Intestinal proteases profiling from Anticarsia gemmatalis and their binding to inhibitors

• Published in: Archives of insect biochemistry and physiology Vol. 107; no. 3; pp. e21792 - n/a
• Main Authors: Silva‐Júnior, Neilier R., Cabrera, Yaremis M., Barbosa, Samuel L., Barros, Rafael de A., Barros, Edvaldo, Vital, Camilo E., Ramos, Humberto J. O., Oliveira, Maria Goreti A.
• Format: Journal Article
• Language: English
• Published: United States Wiley Subscription Services, Inc 01.07.2021
• Subjects: Anticarsia gemmatalis; Antigens; Binding sites; Control stability; Hydrolase; Insects; intestinal hydrolase; Intestine; Isoforms; LC/MS profile; Molecular docking; Pest control; Pest resistance; Pests; Protease; protease inhibitor; Protease inhibitors; Proteinase inhibitors; Proteolysis; Proteomes; proteomics; Soybeans; Trypsin; protease inhibitor; molecular docking; LC/MS profile; proteomics; pest control; intestinal hydrolase
• ISSN: 0739-4462; 1520-6327
• DOI: 10.1002/arch.21792

Although the importance of intestinal hydrolases is recognized, there is little information on the intestinal proteome of lepidopterans such as Anticarsia gemmatalis. Thus, we carried out the proteomic analysis of the A. gemmatalis intestine to characterize the proteases by LC/MS. We examined the interactions of proteins identified with protease inhibitors (PI) using molecular docking.
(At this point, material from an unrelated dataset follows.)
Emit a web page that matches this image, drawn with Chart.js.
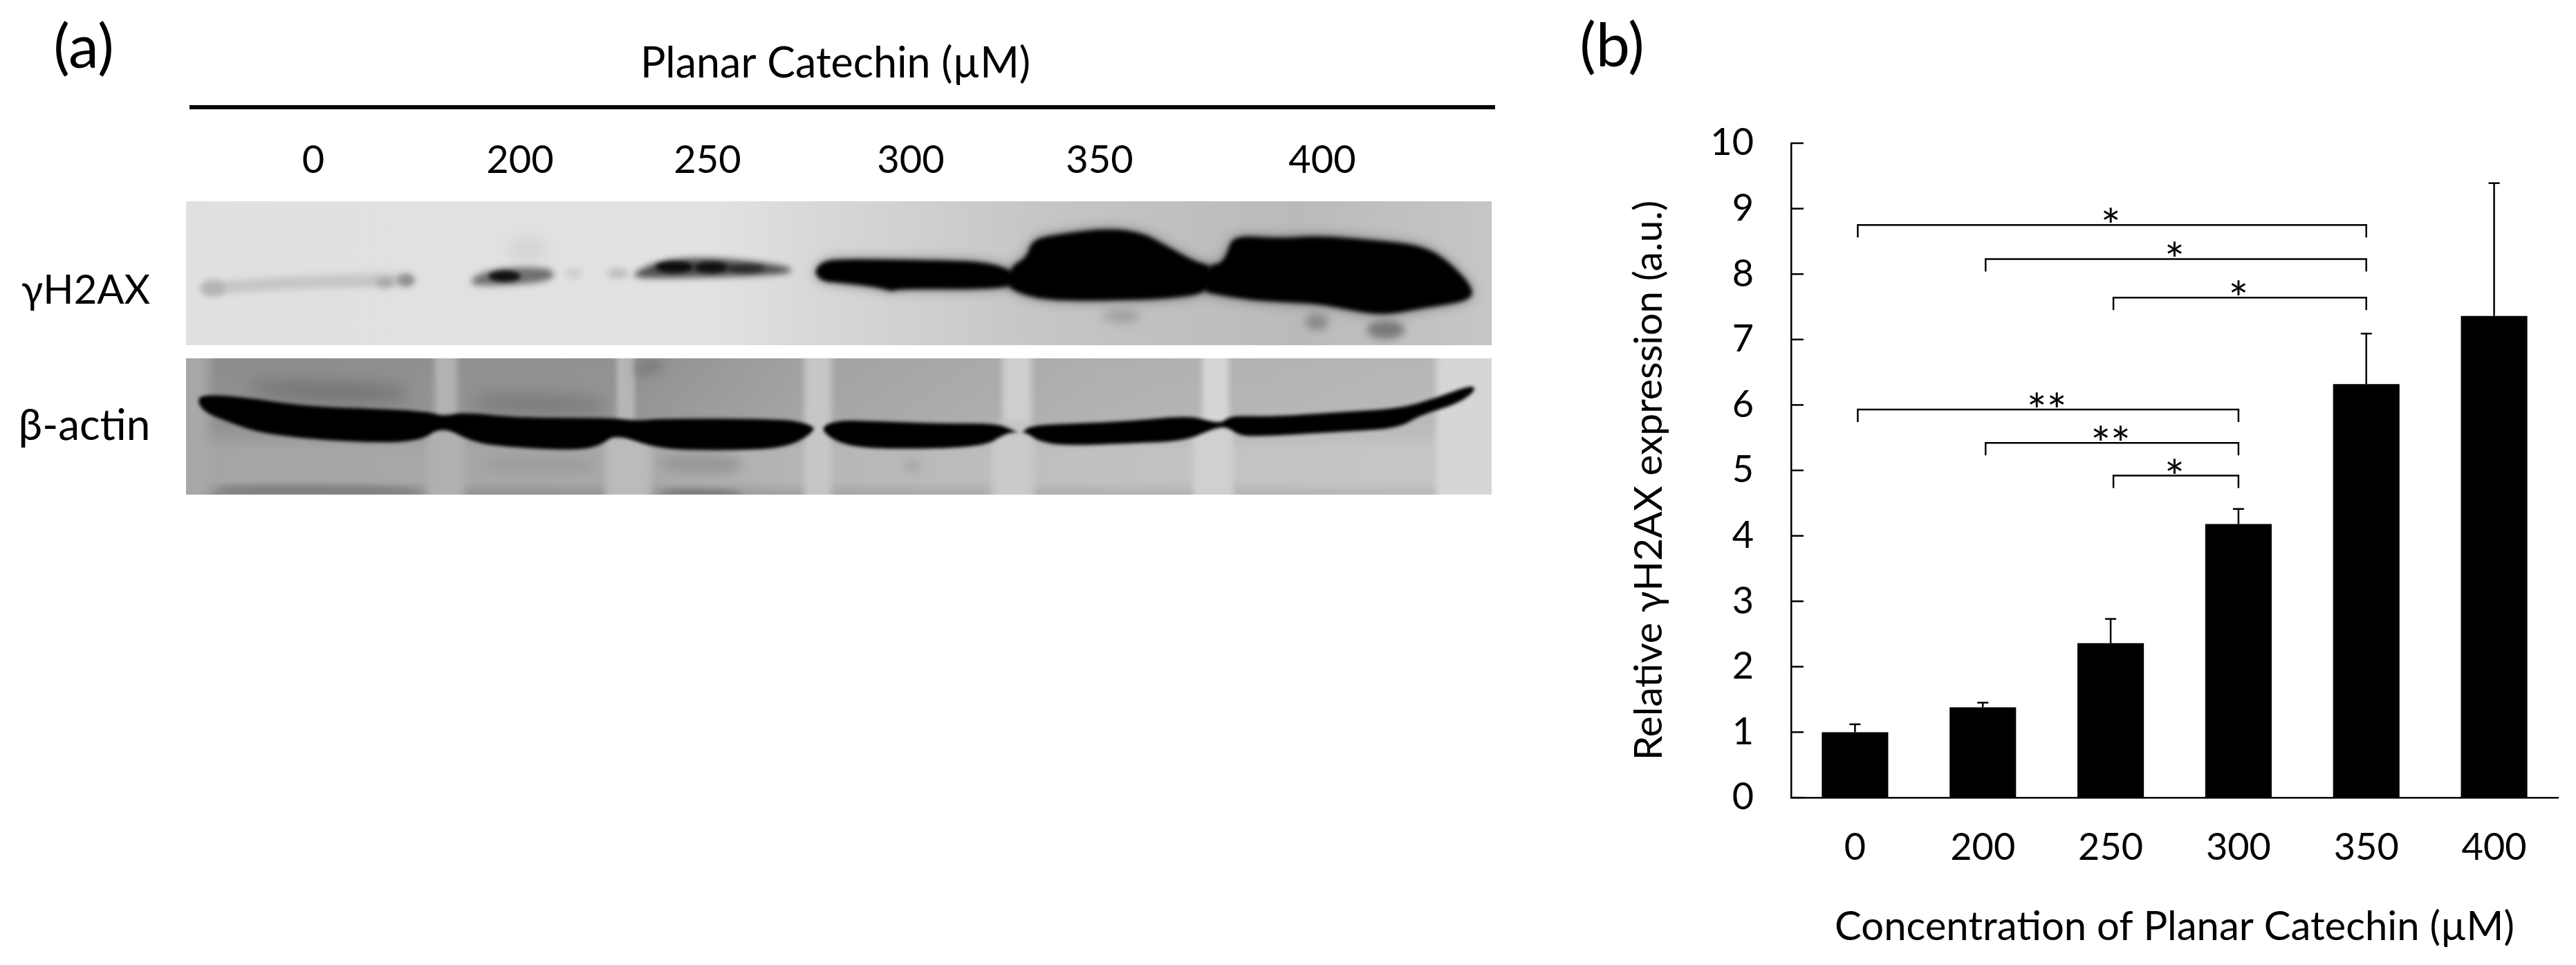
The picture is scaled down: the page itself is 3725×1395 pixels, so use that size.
<!DOCTYPE html>
<html>
<head>
<meta charset="utf-8">
<title>Planar Catechin</title>
<script src="https://cdn.jsdelivr.net/npm/chart.js@4"></script>
<style>
  html, body { margin: 0; padding: 0; background: #fff; }
  canvas { display: block; }
</style>
</head>
<body>
<canvas id="chart" width="3725" height="1395" style="width:3725px;height:1395px"></canvas>
<script>
const concentrations = ["0", "200", "250", "300", "350", "400"];
const meanExpression = [1.0, 1.38, 2.36, 4.18, 6.32, 7.36];
const errorTops = [1.12, 1.45, 2.73, 4.41, 7.09, 9.39];

// significance brackets: first lane, last lane, height, stars
const bracketFrom = [0, 1, 2, 0, 1, 2];
const bracketTo = [4, 4, 4, 3, 3, 3];
const bracketHeight = [8.75, 8.23, 7.64, 5.93, 5.42, 4.92];
const bracketStars = ["*", "*", "*", "**", "**", "*"];

const laneLabelCenters = [453, 752, 1023, 1317, 1590, 1912];

const FONT = 'Lato, "Open Sans", sans-serif';

// blot outlines were traced on two crops (1.65 x 3 times the page size),
// the left one starts at page x 260, the right one at 1210, both at y 280
const LEFT = 260, RIGHT = 1210;
const px = (origin, x) => origin + x / 1.65;
const py = (y) => 280 + y / 3;

// closed shape with rounded corners, the blur does the rest
function blob(ctx, origin, pts, color, blur) {
    const p = pts.map((q) => [px(origin, q[0]), py(q[1])]);
    ctx.filter = `blur(${blur}px)`;
    ctx.fillStyle = color;
    ctx.beginPath();
    const last = p[p.length - 1];
    ctx.moveTo((last[0] + p[0][0]) / 2, (last[1] + p[0][1]) / 2);
    p.forEach((q, i) => {
        const n = p[(i + 1) % p.length];
        ctx.quadraticCurveTo(q[0], q[1], (q[0] + n[0]) / 2, (q[1] + n[1]) / 2);
    });
    ctx.closePath();
    ctx.fill();
    ctx.filter = "none";
}

function spot(ctx, origin, x, y, rx, ry, color, blur) {
    ctx.filter = `blur(${blur}px)`;
    ctx.fillStyle = color;
    ctx.beginPath();
    ctx.ellipse(px(origin, x), py(y), rx / 1.65, ry / 3, 0, 0, Math.PI * 2);
    ctx.fill();
    ctx.filter = "none";
}

// straight pale strip between two lanes
function strip(ctx, origin, x0, x1, y0, y1, color, blur) {
    ctx.filter = `blur(${blur}px)`;
    ctx.fillStyle = color;
    ctx.fillRect(px(origin, x0), py(y0), (x1 - x0) / 1.65, (y1 - y0) / 3);
    ctx.filter = "none";
}

function drawGammaBlot(ctx) {
    const x = 269, y = 291, w = 1888, h = 208;
    ctx.save();
    ctx.beginPath();
    ctx.rect(x, y, w, h);
    ctx.clip();
    const bg = ctx.createLinearGradient(x, 0, x + w, 0);
    bg.addColorStop(0, "#e0e0e0");
    bg.addColorStop(0.4, "#e2e2e2");
    bg.addColorStop(0.5, "#d6d6d6");
    bg.addColorStop(0.65, "#c6c6c6");
    bg.addColorStop(0.85, "#bababa");
    bg.addColorStop(1, "#c6c6c6");
    ctx.fillStyle = bg;
    ctx.fillRect(x, y, w, h);

    // lane 0
    blob(ctx, LEFT, [[50, 385], [300, 355], [560, 340], [560, 405], [300, 410], [50, 440]], "#c6c6c6", 5);
    spot(ctx, LEFT, 80, 410, 30, 35, "#b4b4b4", 5);
    spot(ctx, LEFT, 540, 375, 20, 28, "#8e8e8e", 4);
    spot(ctx, LEFT, 490, 385, 22, 22, "#aaaaaa", 4);
    // lane 200
    spot(ctx, LEFT, 830, 240, 50, 50, "#d4d4d4", 10);
    blob(ctx, LEFT, [[680, 395], [730, 325], [890, 315], [895, 380], [760, 400]], "#707070", 5);
    spot(ctx, LEFT, 775, 358, 38, 24, "#111", 3);
    // lane 250
    spot(ctx, LEFT, 940, 345, 20, 20, "#cccccc", 5);
    spot(ctx, LEFT, 1045, 345, 25, 22, "#bdbdbd", 5);
    blob(ctx, LEFT, [[1075, 350], [1150, 285], [1280, 275], [1460, 315], [1460, 350], [1280, 362], [1100, 368]], "#505050", 5);
    spot(ctx, LEFT, 1180, 318, 45, 24, "#0c0c0c", 3);
    spot(ctx, LEFT, 1268, 320, 40, 24, "#111", 3);
    spot(ctx, LEFT, 1350, 325, 45, 16, "#2a2a2a", 3);

    const lane300 = [[-55, 340], [-35, 295], [0, 285], [100, 285], [250, 290], [340, 295], [400, 318], [425, 350], [425, 400], [350, 415], [150, 412], [130, 425], [100, 405], [0, 385], [-35, 380]];
    const lane350 = [[415, 315], [455, 275], [465, 200], [530, 175], [650, 150], [730, 170], [785, 225], [860, 300], [895, 310], [895, 425], [800, 455], [620, 465], [500, 460], [440, 435], [405, 400]];
    const lane400 = [[885, 310], [915, 305], [932, 260], [945, 180], [1060, 195], [1150, 182], [1300, 205], [1395, 225], [1455, 285], [1520, 410], [1510, 465], [1400, 495], [1300, 530], [1200, 495], [1140, 475], [1000, 465], [900, 435], [875, 425]];
    [lane300, lane350, lane400].forEach((lane) => {
        blob(ctx, RIGHT, lane, "rgba(0,0,0,0.45)", 9);
        blob(ctx, RIGHT, lane, "#000", 3);
    });

    // specks under the bands
    spot(ctx, RIGHT, 680, 530, 45, 30, "#a0a0a0", 7);
    spot(ctx, RIGHT, 1145, 555, 28, 38, "#8c8c8c", 6);
    spot(ctx, RIGHT, 1310, 590, 45, 40, "#787878", 6);
    ctx.restore();
}

function drawActinBlot(ctx) {
    const x = 269, y = 518, w = 1888, h = 197;
    ctx.save();
    ctx.beginPath();
    ctx.rect(x, y, w, h);
    ctx.clip();
    const bg = ctx.createLinearGradient(x, 0, x + w, 0);
    bg.addColorStop(0, "#8c8c8c");
    bg.addColorStop(0.35, "#929292");
    bg.addColorStop(0.48, "#a2a2a2");
    bg.addColorStop(0.7, "#afafaf");
    bg.addColorStop(0.93, "#b6b6b6");
    ctx.fillStyle = bg;
    ctx.fillRect(x, y, w, h);
    // the part below the band is paler
    const lower = ctx.createLinearGradient(0, y, 0, y + h);
    lower.addColorStop(0, "rgba(255,255,255,0)");
    lower.addColorStop(0.5, "rgba(255,255,255,0.05)");
    lower.addColorStop(0.68, "rgba(255,255,255,0.22)");
    lower.addColorStop(0.9, "rgba(255,255,255,0.22)");
    lower.addColorStop(1, "rgba(255,255,255,0.02)");
    ctx.fillStyle = lower;
    ctx.fillRect(x, y, w, h);

    // pale edge and gaps between the lanes
    strip(ctx, LEFT, 0, 70, 680, 1340, "#a8a8a8", 8);
    strip(ctx, LEFT, 608, 662, 680, 1000, "#b2b2b2", 4);
    strip(ctx, LEFT, 590, 680, 1000, 1340, "#b0b0b0", 6);
    strip(ctx, LEFT, 1042, 1085, 680, 1000, "#b6b6b6", 3);
    strip(ctx, LEFT, 1015, 1125, 1000, 1340, "#bbbbbb", 6);
    strip(ctx, LEFT, 1490, 1555, 680, 1340, "#c6c6c6", 5);
    strip(ctx, RIGHT, 395, 465, 680, 1000, "#cecece", 5);
    strip(ctx, RIGHT, 370, 470, 1000, 1340, "#cacaca", 6);
    strip(ctx, RIGHT, 872, 935, 680, 1000, "#d6d6d6", 4);
    strip(ctx, RIGHT, 850, 945, 1000, 1340, "#d0d0d0", 5);
    strip(ctx, RIGHT, 1430, 1600, 680, 1340, "#d6d6d6", 5);
    // smudges
    blob(ctx, LEFT, [[150, 810], [540, 830], [550, 900], [320, 900], [170, 860]], "#707070", 12);
    blob(ctx, LEFT, [[690, 860], [1020, 880], [1020, 960], [700, 950]], "#7a7a7a", 12);
    blob(ctx, LEFT, [[1080, 720], [1170, 720], [1140, 780], [1090, 800]], "#7c7c7c", 8);
    blob(ctx, LEFT, [[700, 1140], [1000, 1140], [990, 1210], [720, 1200]], "#9a9a9a", 10);
    blob(ctx, LEFT, [[1140, 1130], [1340, 1130], [1340, 1220], [1150, 1210]], "#979797", 8);
    blob(ctx, LEFT, [[90, 1262], [570, 1270], [570, 1310], [90, 1310]], "#7e7e7e", 5);
    blob(ctx, LEFT, [[1150, 1280], [1340, 1285], [1340, 1310], [1150, 1310]], "#757575", 4);
    spot(ctx, RIGHT, 180, 1180, 22, 35, "#ababab", 6);

    // actin band, split where the two crops meet
    const bandLeft = [[40, 885], [70, 872], [150, 882], [300, 922], [520, 937], [600, 948], [625, 965], [680, 947], [800, 972], [1030, 972], [1090, 985], [1150, 975], [1440, 977], [1500, 998], [1520, 1025],
        [1450, 1103], [1300, 1114], [1140, 1108], [1040, 1040], [1000, 1098], [930, 1113], [780, 1098], [700, 1078], [625, 1008], [570, 1078], [400, 1078], [200, 1043], [120, 993], [55, 945]];
    const bandRight = [[-45, 1020], [0, 982], [100, 987], [250, 997], [380, 997], [415, 1020], [440, 1042], [460, 1005], [560, 997], [700, 987], [840, 962], [895, 990], [920, 992], [940, 962], [1040, 967], [1200, 947], [1340, 932], [1430, 887], [1515, 828], [1525, 855], [1480, 912], [1390, 962], [1340, 1018],
        [1200, 1033], [1000, 1053], [960, 1048], [930, 1010], [900, 1018], [830, 1073], [700, 1083], [540, 1093], [480, 1073], [455, 1038], [430, 1032], [400, 1043], [350, 1098], [160, 1108], [20, 1098]];
    blob(ctx, LEFT, bandLeft, "#000", 2.5);
    blob(ctx, RIGHT, bandRight, "#000", 2.5);
    ctx.restore();
}

const panelA = {
    id: "panelA",
    beforeDraw(chart) {
        const ctx = chart.ctx;
        ctx.save();
        ctx.fillStyle = "#fff";
        ctx.fillRect(0, 0, chart.width, chart.height);
        drawGammaBlot(ctx);
        drawActinBlot(ctx);

        ctx.fillStyle = "#000";
        ctx.fillRect(274, 152, 1888, 6);

        ctx.textAlign = "center";
        ctx.textBaseline = "middle";
        ctx.fillStyle = "#000";
        ctx.font = `88px ${FONT}`;
        ctx.fillText("(a)", 121, 70);
        ctx.fillText("(b)", 2331, 68);
        ctx.font = `61px ${FONT}`;
        ctx.fillText("Planar Catechin (µM)", 1208, 92);
        ctx.font = `56px ${FONT}`;
        concentrations.forEach((c, i) => ctx.fillText(c, laneLabelCenters[i], 232));
        ctx.font = `58px ${FONT}`;
        ctx.fillText("γH2AX", 124, 420);
        ctx.font = `62px ${FONT}`;
        ctx.fillText("β-actin", 122, 616);
        ctx.restore();
    },
};

const annotations = {
    id: "annotations",
    afterDatasetsDraw(chart) {
        const ctx = chart.ctx;
        const x = chart.scales.x;
        const y = chart.scales.y;
        ctx.save();
        ctx.strokeStyle = "#000";

        // error bars
        ctx.lineWidth = 2.5;
        errorTops.forEach((top, i) => {
            const bx = x.getPixelForValue(i);
            ctx.beginPath();
            ctx.moveTo(bx, y.getPixelForValue(meanExpression[i]));
            ctx.lineTo(bx, y.getPixelForValue(top));
            ctx.moveTo(bx - 8, y.getPixelForValue(top));
            ctx.lineTo(bx + 8, y.getPixelForValue(top));
            ctx.stroke();
        });

        // inward ticks on the value axis
        y.ticks.forEach((t) => {
            const ty = y.getPixelForValue(t.value);
            ctx.beginPath();
            ctx.moveTo(chart.chartArea.left, ty);
            ctx.lineTo(chart.chartArea.left + 18, ty);
            ctx.stroke();
        });

        // significance brackets
        ctx.fillStyle = "#000";
        ctx.font = `68px ${FONT}`;
        ctx.textAlign = "center";
        ctx.textBaseline = "middle";
        bracketHeight.forEach((h, i) => {
            const a = x.getPixelForValue(bracketFrom[i]) + 4;
            const b = x.getPixelForValue(bracketTo[i]);
            const ly = y.getPixelForValue(h);
            ctx.beginPath();
            ctx.moveTo(a, ly + 18);
            ctx.lineTo(a, ly);
            ctx.lineTo(b, ly);
            ctx.lineTo(b, ly + 18);
            ctx.stroke();
            const mid = (bracketFrom[i] + bracketTo[i]) / 2;
            ctx.fillText(bracketStars[i], x.getPixelForValue(mid), ly + 4);
        });
        ctx.restore();
    },
};

new Chart(document.getElementById("chart"), {
    type: "bar",
    data: {
        labels: concentrations,
        datasets: [{ data: meanExpression, backgroundColor: "#000", barPercentage: 0.52, categoryPercentage: 1 }],
    },
    options: {
        responsive: false,
        animation: false,
        devicePixelRatio: 1,
        layout: { padding: { left: 2350, top: 207, right: 26, bottom: 20 } },
        plugins: { legend: { display: false }, tooltip: { enabled: false } },
        scales: {
            x: {
                grid: { display: false },
                border: { color: "#000", width: 2.5 },
                ticks: { color: "#000", font: { family: FONT, size: 54 }, padding: 32, maxRotation: 0, autoSkip: false },
                title: { display: true, text: "Concentration of Planar Catechin (µM)", color: "#000", font: { family: FONT, size: 58 }, padding: 0 },
                afterFit(scale) {
                    scale.height = 222;
                    scale.paddingLeft = 0;
                    scale.paddingRight = 0;
                },
            },
            y: {
                min: 0,
                max: 10,
                grid: { display: false },
                border: { color: "#000", width: 2.5 },
                ticks: { color: "#000", font: { family: FONT, size: 54 }, stepSize: 1, padding: 46 },
                // trailing spaces push the centred title down a little, as in the figure
                title: { display: true, text: "Relative γH2AX expression (a.u.)  ", color: "#000", font: { family: FONT, size: 57 }, padding: 0 },
                afterFit(scale) {
                    scale.width = 240;
                    scale.paddingTop = 0;
                    scale.paddingBottom = 0;
                },
            },
        },
    },
    plugins: [panelA, annotations],
});
</script>
</body>
</html>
We found 54 expressed antigens for intestinal protease, suggesting multiple important isoforms. The hydrolytic arsenal featured allows for a more comprehensive understanding of insect feeding. The docking analysis showed that the soybean PI (SKTI) could bind efficiently with the trypsin sequences and, therefore, insect resistance does not seem to involve changing the sequences of the PI binding site. In addition, a SERPIN was identified and the interaction analysis showed the inhibitor binding site is in contact with the catalytic site of trypsin, possibly acting as a regulator. In addition, this SERPIN and the identified PI sequences can be targets for the control of proteolytic activity in the caterpillar intestine and serve as a support for the rational design of a molecule with greater stability, less prone to cleavage by proteases and viable for the control of insect pests such as A. gemmatalis. Highlights Hydrolase profiling by LC/MS from the intestine of Anticarsia gemmatalis. Multiple isoforms identified specifically for trypsin‐like proteases. Docking analysis indicates that insect resistance does not involve modification of the PI binding sites. Identified SERPIN showed the highest affinity to the trypsin catalytic cavity.